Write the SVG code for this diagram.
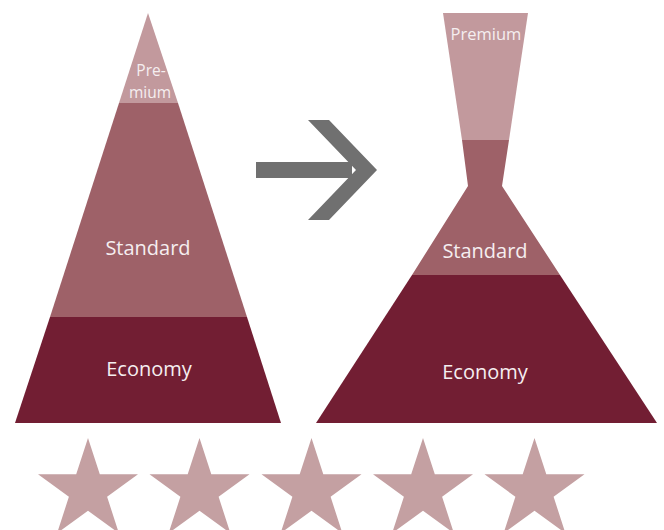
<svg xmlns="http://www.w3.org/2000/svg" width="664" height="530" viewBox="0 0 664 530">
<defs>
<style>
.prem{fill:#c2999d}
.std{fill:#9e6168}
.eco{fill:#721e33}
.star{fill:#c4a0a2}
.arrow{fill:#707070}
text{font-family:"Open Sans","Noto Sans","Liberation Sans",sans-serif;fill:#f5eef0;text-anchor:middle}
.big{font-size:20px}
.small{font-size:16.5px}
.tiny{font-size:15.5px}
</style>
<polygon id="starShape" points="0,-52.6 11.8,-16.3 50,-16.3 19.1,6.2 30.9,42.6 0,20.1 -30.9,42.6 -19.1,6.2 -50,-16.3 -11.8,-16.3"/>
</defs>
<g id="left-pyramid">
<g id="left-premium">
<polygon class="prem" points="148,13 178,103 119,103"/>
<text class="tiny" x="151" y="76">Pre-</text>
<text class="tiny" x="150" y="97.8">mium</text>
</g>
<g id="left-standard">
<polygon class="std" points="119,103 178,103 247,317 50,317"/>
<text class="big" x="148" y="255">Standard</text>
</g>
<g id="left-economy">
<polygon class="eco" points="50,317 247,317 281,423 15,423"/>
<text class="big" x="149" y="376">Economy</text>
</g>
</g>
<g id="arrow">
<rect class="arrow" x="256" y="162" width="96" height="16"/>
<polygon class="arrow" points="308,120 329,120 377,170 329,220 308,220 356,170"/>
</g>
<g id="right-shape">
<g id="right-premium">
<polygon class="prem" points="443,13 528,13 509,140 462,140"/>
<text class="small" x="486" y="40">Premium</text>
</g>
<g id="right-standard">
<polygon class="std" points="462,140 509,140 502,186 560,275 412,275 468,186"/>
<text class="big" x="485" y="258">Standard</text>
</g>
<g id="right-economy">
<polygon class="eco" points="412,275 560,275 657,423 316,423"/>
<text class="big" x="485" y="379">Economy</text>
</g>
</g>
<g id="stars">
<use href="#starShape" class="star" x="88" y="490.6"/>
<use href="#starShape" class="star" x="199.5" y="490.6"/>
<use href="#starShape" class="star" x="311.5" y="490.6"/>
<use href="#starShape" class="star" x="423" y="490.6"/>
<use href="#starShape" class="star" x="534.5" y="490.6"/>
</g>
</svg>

=======

• TASK DESCRIPTION:
Go through the listing above and write it all out exactly, leaving out any picture.

• RESULT OF THE TASK:
Write the SVG code for this diagram.
<svg xmlns="http://www.w3.org/2000/svg" width="664" height="530" viewBox="0 0 664 530">
<defs>
<style>
.prem{fill:#c2999d}
.std{fill:#9e6168}
.eco{fill:#721e33}
.star{fill:#c4a0a2}
.arrow{fill:#707070}
text{font-family:"Open Sans","Noto Sans","Liberation Sans",sans-serif;fill:#f5eef0;text-anchor:middle}
.big{font-size:20px}
.small{font-size:16.5px}
.tiny{font-size:15.5px}
</style>
<polygon id="starShape" points="0,-52.6 11.8,-16.3 50,-16.3 19.1,6.2 30.9,42.6 0,20.1 -30.9,42.6 -19.1,6.2 -50,-16.3 -11.8,-16.3"/>
</defs>
<g id="left-pyramid">
<g id="left-premium">
<polygon class="prem" points="148,13 178,103 119,103"/>
<text class="tiny" x="151" y="76">Pre-</text>
<text class="tiny" x="150" y="97.8">mium</text>
</g>
<g id="left-standard">
<polygon class="std" points="119,103 178,103 247,317 50,317"/>
<text class="big" x="148" y="255">Standard</text>
</g>
<g id="left-economy">
<polygon class="eco" points="50,317 247,317 281,423 15,423"/>
<text class="big" x="149" y="376">Economy</text>
</g>
</g>
<g id="arrow">
<rect class="arrow" x="256" y="162" width="96" height="16"/>
<polygon class="arrow" points="308,120 329,120 377,170 329,220 308,220 356,170"/>
</g>
<g id="right-shape">
<g id="right-premium">
<polygon class="prem" points="443,13 528,13 509,140 462,140"/>
<text class="small" x="486" y="40">Premium</text>
</g>
<g id="right-standard">
<polygon class="std" points="462,140 509,140 502,186 560,275 412,275 468,186"/>
<text class="big" x="485" y="258">Standard</text>
</g>
<g id="right-economy">
<polygon class="eco" points="412,275 560,275 657,423 316,423"/>
<text class="big" x="485" y="379">Economy</text>
</g>
</g>
<g id="stars">
<use href="#starShape" class="star" x="88" y="490.6"/>
<use href="#starShape" class="star" x="199.5" y="490.6"/>
<use href="#starShape" class="star" x="311.5" y="490.6"/>
<use href="#starShape" class="star" x="423" y="490.6"/>
<use href="#starShape" class="star" x="534.5" y="490.6"/>
</g>
</svg>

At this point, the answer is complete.